Task brief
Transcribe the listing exactly, leaving out every picture.

Information shown
↓↓↓

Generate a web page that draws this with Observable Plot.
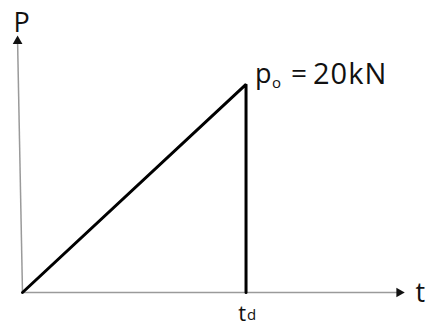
<!DOCTYPE html>
<html>
<head>
<meta charset="utf-8">
<script src="https://cdn.jsdelivr.net/npm/d3@7"></script>
<script src="https://cdn.jsdelivr.net/npm/@observablehq/plot@0.6"></script>
<style>
  html, body { margin: 0; padding: 0; background: #fff; }
  svg { display: block; }
</style>
</head>
<body>
<div id="chart"></div>
<script>
// Load pulse: time in units of t_d, load in kN
const tValues = [0, 1, 1];
const pValues = [0, 20, 0];
const peakEq = "=";
const peakValue = "20kN";
const tAxisLabel = "t";
const pAxisLabel = "P";
const tdLabel = "t";
const tdSub = "d";

const pulse = tValues.map((t, i) => ({t, p: pValues[i]}));
const tMax = 1.7;   // end of time axis
const pMax = 24.4;  // end of load axis
const font = "'Open Sans', 'Noto Sans CJK KR', sans-serif";

const chart = Plot.plot({
  width: 427,
  height: 327,
  margin: 0,
  style: {fontFamily: font, background: "white"},
  x: {domain: [0, tMax], range: [22, 402], axis: null},
  y: {domain: [0, pMax], range: [292, 38], axis: null},
  marks: [
    // axes
    Plot.link([{x1: 0, y1: 0, x2: tMax - 0.02, y2: 0}], {x1: "x1", y1: "y1", x2: "x2", y2: "y2", stroke: "#9a9a9a", strokeWidth: 1.5}),
    Plot.link([{x1: 0, y1: 0, x2: -0.022, y2: pMax - 0.3}], {x1: "x1", y1: "y1", x2: "x2", y2: "y2", stroke: "#9a9a9a", strokeWidth: 1.5}),
    Plot.dot([{x: tMax - 0.015, y: 0}], {x: "x", y: "y", symbol: "triangle", r: 3.6, fill: "#111", stroke: "none", rotate: 90}),
    Plot.dot([{x: -0.022, y: pMax - 0.25}], {x: "x", y: "y", symbol: "triangle", r: 3.6, fill: "#111", stroke: "none"}),
    // load pulse
    Plot.line(pulse, {x: "t", y: "p", stroke: "black", strokeWidth: 3, strokeLinejoin: "miter"}),
    // axis labels
    Plot.text([pAxisLabel], {x: () => -0.022, y: () => pMax, text: d => d, textAnchor: "start", dx: -4, dy: -15, fontSize: 27, fill: "#111"}),
    Plot.text([tAxisLabel], {x: () => tMax, y: () => 0, text: d => d, textAnchor: "start", dx: 13, dy: 1, fontSize: 27, fill: "#111"}),
    // peak label p_o = 20kN
    Plot.text(["p"], {x: () => 1, y: () => 20, text: d => d, textAnchor: "start", dx: 9, dy: -10, fontSize: 27, fill: "#111"}),
    Plot.text(["o"], {x: () => 1, y: () => 20, text: d => d, textAnchor: "start", dx: 26, dy: -1, fontSize: 15, fill: "#111"}),
    Plot.text([peakEq], {x: () => 1, y: () => 20, text: d => d, textAnchor: "start", dx: 45, dy: -10, fontSize: 28, fill: "#111"}),
    Plot.text([peakValue], {x: () => 1, y: () => 20, text: d => d, textAnchor: "start", dx: 67, dy: -10, fontSize: 29, fill: "#111"}),
    // t_d label
    Plot.text([tdLabel], {x: () => 1, y: () => 0, text: d => d, textAnchor: "end", dx: 0, dy: 21, fontSize: 22, fill: "#111"}),
    Plot.text([tdSub], {x: () => 1, y: () => 0, text: d => d, textAnchor: "start", dx: 1, dy: 23, fontSize: 15, fill: "#111"})
  ]
});
d3.select(chart).selectAll("text").filter(function() { return this.textContent === peakValue; }).style("letter-spacing", "1px");
document.getElementById("chart").appendChild(chart);
</script>
</body>
</html>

↑↑↑

Correct answer
Generate a web page that draws this with Observable Plot.
<!DOCTYPE html>
<html>
<head>
<meta charset="utf-8">
<script src="https://cdn.jsdelivr.net/npm/d3@7"></script>
<script src="https://cdn.jsdelivr.net/npm/@observablehq/plot@0.6"></script>
<style>
  html, body { margin: 0; padding: 0; background: #fff; }
  svg { display: block; }
</style>
</head>
<body>
<div id="chart"></div>
<script>
// Load pulse: time in units of t_d, load in kN
const tValues = [0, 1, 1];
const pValues = [0, 20, 0];
const peakEq = "=";
const peakValue = "20kN";
const tAxisLabel = "t";
const pAxisLabel = "P";
const tdLabel = "t";
const tdSub = "d";

const pulse = tValues.map((t, i) => ({t, p: pValues[i]}));
const tMax = 1.7;   // end of time axis
const pMax = 24.4;  // end of load axis
const font = "'Open Sans', 'Noto Sans CJK KR', sans-serif";

const chart = Plot.plot({
  width: 427,
  height: 327,
  margin: 0,
  style: {fontFamily: font, background: "white"},
  x: {domain: [0, tMax], range: [22, 402], axis: null},
  y: {domain: [0, pMax], range: [292, 38], axis: null},
  marks: [
    // axes
    Plot.link([{x1: 0, y1: 0, x2: tMax - 0.02, y2: 0}], {x1: "x1", y1: "y1", x2: "x2", y2: "y2", stroke: "#9a9a9a", strokeWidth: 1.5}),
    Plot.link([{x1: 0, y1: 0, x2: -0.022, y2: pMax - 0.3}], {x1: "x1", y1: "y1", x2: "x2", y2: "y2", stroke: "#9a9a9a", strokeWidth: 1.5}),
    Plot.dot([{x: tMax - 0.015, y: 0}], {x: "x", y: "y", symbol: "triangle", r: 3.6, fill: "#111", stroke: "none", rotate: 90}),
    Plot.dot([{x: -0.022, y: pMax - 0.25}], {x: "x", y: "y", symbol: "triangle", r: 3.6, fill: "#111", stroke: "none"}),
    // load pulse
    Plot.line(pulse, {x: "t", y: "p", stroke: "black", strokeWidth: 3, strokeLinejoin: "miter"}),
    // axis labels
    Plot.text([pAxisLabel], {x: () => -0.022, y: () => pMax, text: d => d, textAnchor: "start", dx: -4, dy: -15, fontSize: 27, fill: "#111"}),
    Plot.text([tAxisLabel], {x: () => tMax, y: () => 0, text: d => d, textAnchor: "start", dx: 13, dy: 1, fontSize: 27, fill: "#111"}),
    // peak label p_o = 20kN
    Plot.text(["p"], {x: () => 1, y: () => 20, text: d => d, textAnchor: "start", dx: 9, dy: -10, fontSize: 27, fill: "#111"}),
    Plot.text(["o"], {x: () => 1, y: () => 20, text: d => d, textAnchor: "start", dx: 26, dy: -1, fontSize: 15, fill: "#111"}),
    Plot.text([peakEq], {x: () => 1, y: () => 20, text: d => d, textAnchor: "start", dx: 45, dy: -10, fontSize: 28, fill: "#111"}),
    Plot.text([peakValue], {x: () => 1, y: () => 20, text: d => d, textAnchor: "start", dx: 67, dy: -10, fontSize: 29, fill: "#111"}),
    // t_d label
    Plot.text([tdLabel], {x: () => 1, y: () => 0, text: d => d, textAnchor: "end", dx: 0, dy: 21, fontSize: 22, fill: "#111"}),
    Plot.text([tdSub], {x: () => 1, y: () => 0, text: d => d, textAnchor: "start", dx: 1, dy: 23, fontSize: 15, fill: "#111"})
  ]
});
d3.select(chart).selectAll("text").filter(function() { return this.textContent === peakValue; }).style("letter-spacing", "1px");
document.getElementById("chart").appendChild(chart);
</script>
</body>
</html>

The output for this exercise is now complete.